Se realiza continuamente en ese signo sencillísimo, que es el
signo del pan y del vino. Dios, en la Eucaristía, está
presente y cercano al hombre con esa cercanía penetrante de su
muerte en la cruz, de la que ha brotado la potencia de la
resurrección. El hombre, mediante la Eucaristía, se hace
partícipe de esta potencia.
2. La Eucaristía es el Sacramento de la comunión.
Cristo se da a Sí mismo a cada uno de nosotros, que lo
recibimos bajo las especies eucarísticas. Se da a Sí mismo a
cada uno de nosotros que comemos el manjar eucarístico y
bebemos la bebida eucarística. Este comer es signo de la
comunión.
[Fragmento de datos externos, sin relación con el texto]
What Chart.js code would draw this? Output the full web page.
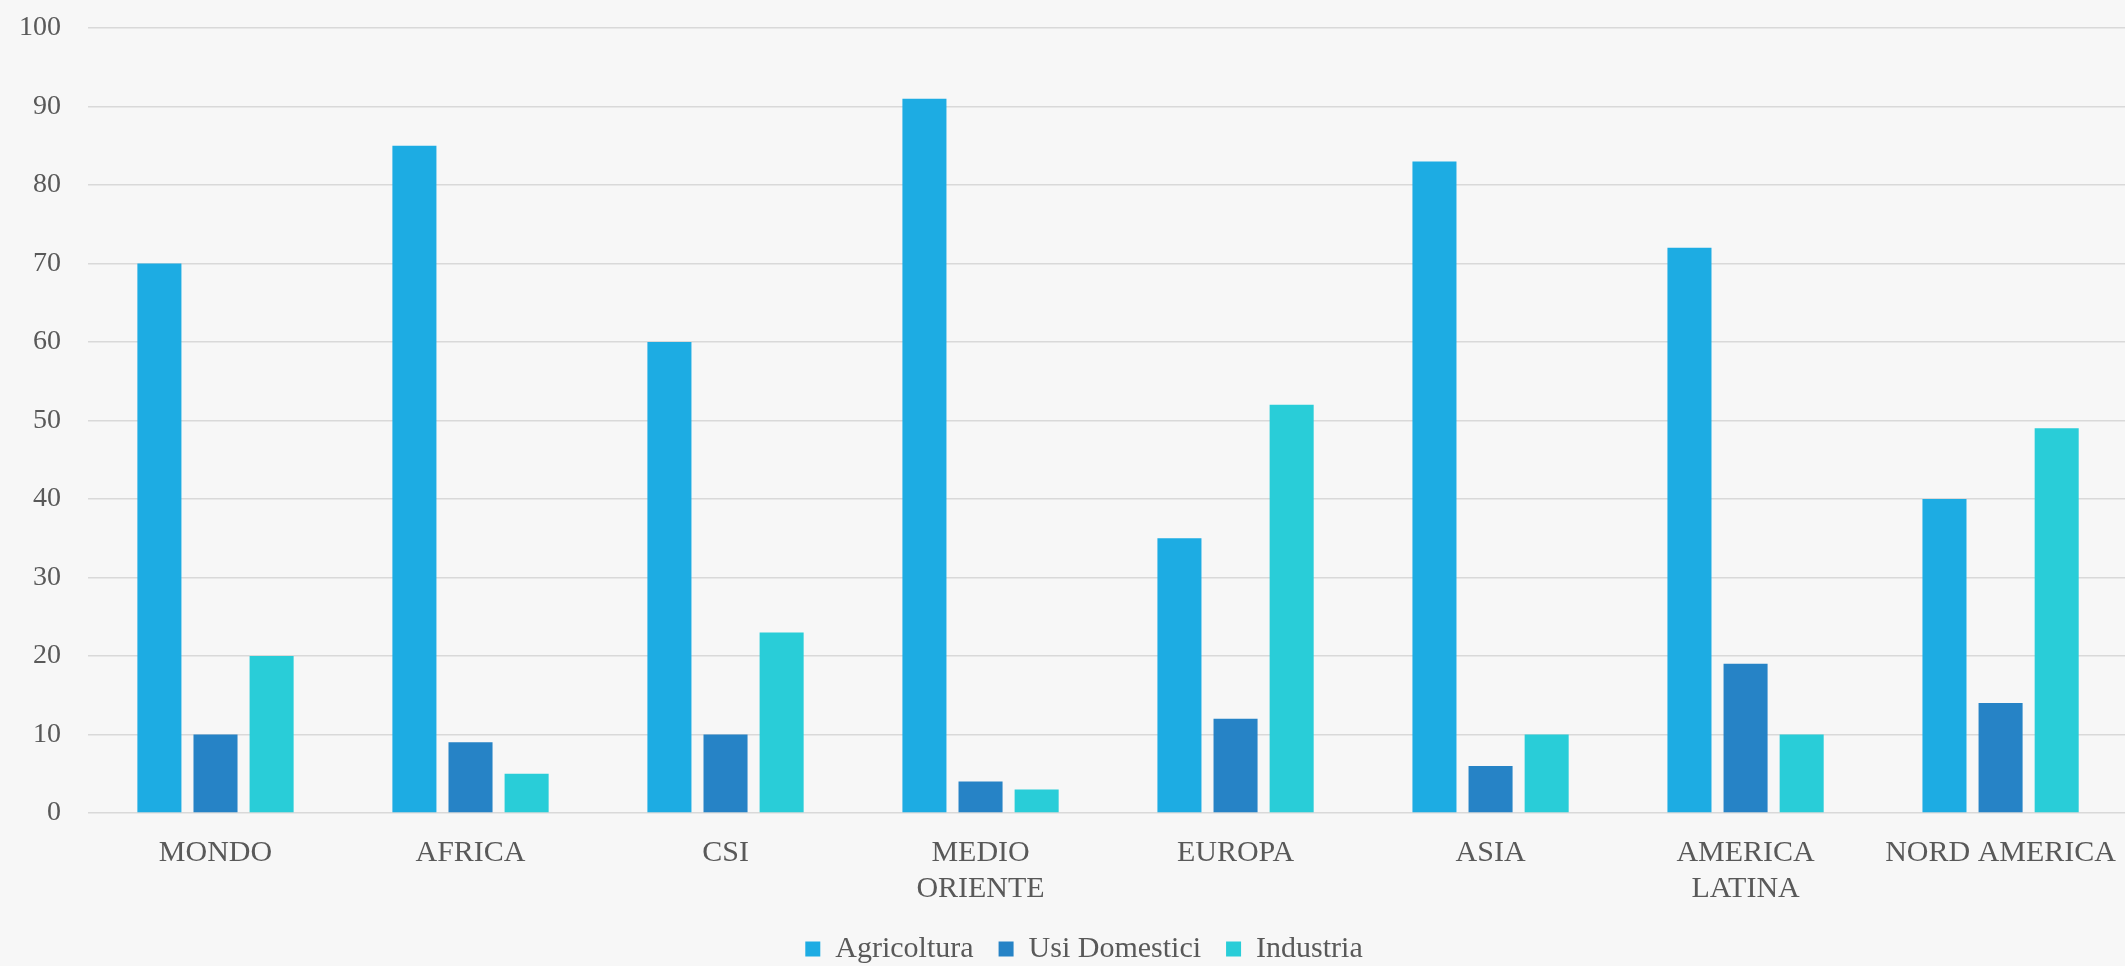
<!DOCTYPE html>
<html lang="it">
<head>
<meta charset="utf-8">
<title>Prelievi idrici per settore</title>
<script src="https://cdn.jsdelivr.net/npm/chart.js@4/dist/chart.umd.min.js"></script>
<style>
  html, body {
    margin: 0;
    padding: 0;
    overflow: hidden;
    background: #f7f7f7;
  }
  #waterChart {
    display: block;
  }
</style>
</head>
<body>
<canvas id="waterChart" width="2131" height="974"></canvas>
<script>
// regioni (le etichette su due righe vanno come array)
const regions = [
  'MONDO',
  'AFRICA',
  'CSI',
  ['MEDIO', 'ORIENTE'],
  'EUROPA',
  'ASIA',
  ['AMERICA', 'LATINA'],
  'NORD AMERICA'
];

// percentuale dei prelievi per settore
const agricoltura = [70, 85, 60, 91, 35, 83, 72, 40];
const usiDomestici = [10, 9, 10, 4, 12, 6, 19, 14];
const industria = [20, 5, 23, 3, 52, 10, 10, 49];

const yMin = 0;
const yMax = 100;
const yStep = 10;

const textColor = '#595959';
const fontFamily = '"Liberation Serif", "Times New Roman", serif';

// la legenda va centrata un po' a destra rispetto al canvas
const legendWidth = 2168;
const legendShift = {
  id: 'legendShift',
  afterLayout(chart) {
    if (chart.legend) {
      chart.legend.right = chart.legend.left + legendWidth;
    }
  },
};

const ctx = document.getElementById('waterChart');

new Chart(ctx, {
  type: 'bar',
  plugins: [legendShift],
  data: {
    labels: regions,
    datasets: [
      {
        label: 'Agricoltura',
        backgroundColor: '#1dace3',
        data: agricoltura,
      },
      {
        label: 'Usi Domestici',
        backgroundColor: '#2683c6',
        data: usiDomestici,
      },
      {
        label: 'Industria',
        backgroundColor: '#29cdd8',
        data: industria,
      },
    ],
  },
  options: {
    responsive: false,
    animation: false,
    categoryPercentage: 0.66,
    barPercentage: 0.785,
    layout: {
      padding: { top: 28, right: 0, bottom: 0, left: 0 },
    },
    plugins: {
      tooltip: { enabled: false },
      legend: {
        position: 'bottom',
        labels: {
          boxWidth: 15,
          boxHeight: 15,
          padding: 25,
          color: textColor,
          font: { family: fontFamily, size: 30 },
        },
      },
    },
    scales: {
      x: {
        grid: { display: false },
        border: { display: false },
        ticks: {
          color: textColor,
          padding: 15,
          maxRotation: 0,
          autoSkip: false,
          font: { family: fontFamily, size: 30, lineHeight: 1.17 },
        },
        afterFit: scale => {
          scale.height = 96;
        },
      },
      y: {
        min: yMin,
        max: yMax,
        border: { display: false },
        grid: {
          color: '#d9d9d9',
          lineWidth: 1.5,
          drawTicks: false,
        },
        ticks: {
          stepSize: yStep,
          color: textColor,
          padding: 27,
          font: { family: fontFamily, size: 28 },
        },
        afterFit: scale => {
          scale.width = 88;
          // il padding delle etichette non deve spostare il bordo alto
          scale.paddingTop = 17;
          scale.paddingBottom = 17;
        },
      },
    },
  },
});
</script>
</body>
</html>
Es signo de la unión espiritual, en la que el hombre
recibe a Cristo, se le ofrece la participación en su Espíritu,
encuentra de nuevo en Él particularmente íntima la relación
con el Padre: siente particularmente cercano el acceso a Él.
En efecto, nos acercamos a la comunión eucarística,
recitando antes el "Padrenuestro".
Dice un gran poeta (Mickiewocz, Coloquios vespertinos):
"Hablo contigo, que reinas en el cielo y, que al mismo tiempo
eres huésped en la casa de mí espíritu... ¡Hablo contigo!, me
faltan palabras para Ti; tu pensamiento escucha cada uno de
mis pensamientos; reinas lejos y sirves en cercanía, Rey en
los cielos y en mi corazón sobre la Cruz..." .
La comunión es
un vínculo bilateral. Nos conviene decir, pues, que no sólo
recibimos a Cristo, no sólo lo recibe cada uno de nosotros en
este signo eucarístico, sino que también Cristo recibe a cada
uno de nosotros. Por así decirlo, Él acepta siempre en
este sacramento al hombre, lo hace su amigo, tal como dijo
en el Cenáculo: "Vosotros sois mis amigos" (Jn
15, 14). Esta acogida y la aceptación del hombre por parte
de Cristo es un beneficio inaudito. El hombre siente muy
profundamente el deseo de ser aceptado. Toda la vida del
hombre tiende en esta dirección, para ser acogido y aceptado
por Dios; y la Eucaristía expresa esto
sacramentalmente. Sin embargo, el hombre debe, como
dice San Pablo, "examinarse a sí mismo" (cf. 1 Cor 11,
28), de si es digno de ser aceptado por Cristo. La Eucaristía
es, en cierto sentido, un desafío constante para que el hombre
trate de ser aceptado, para que adapte su conciencia a las
exigencias de la santísima amistad divina.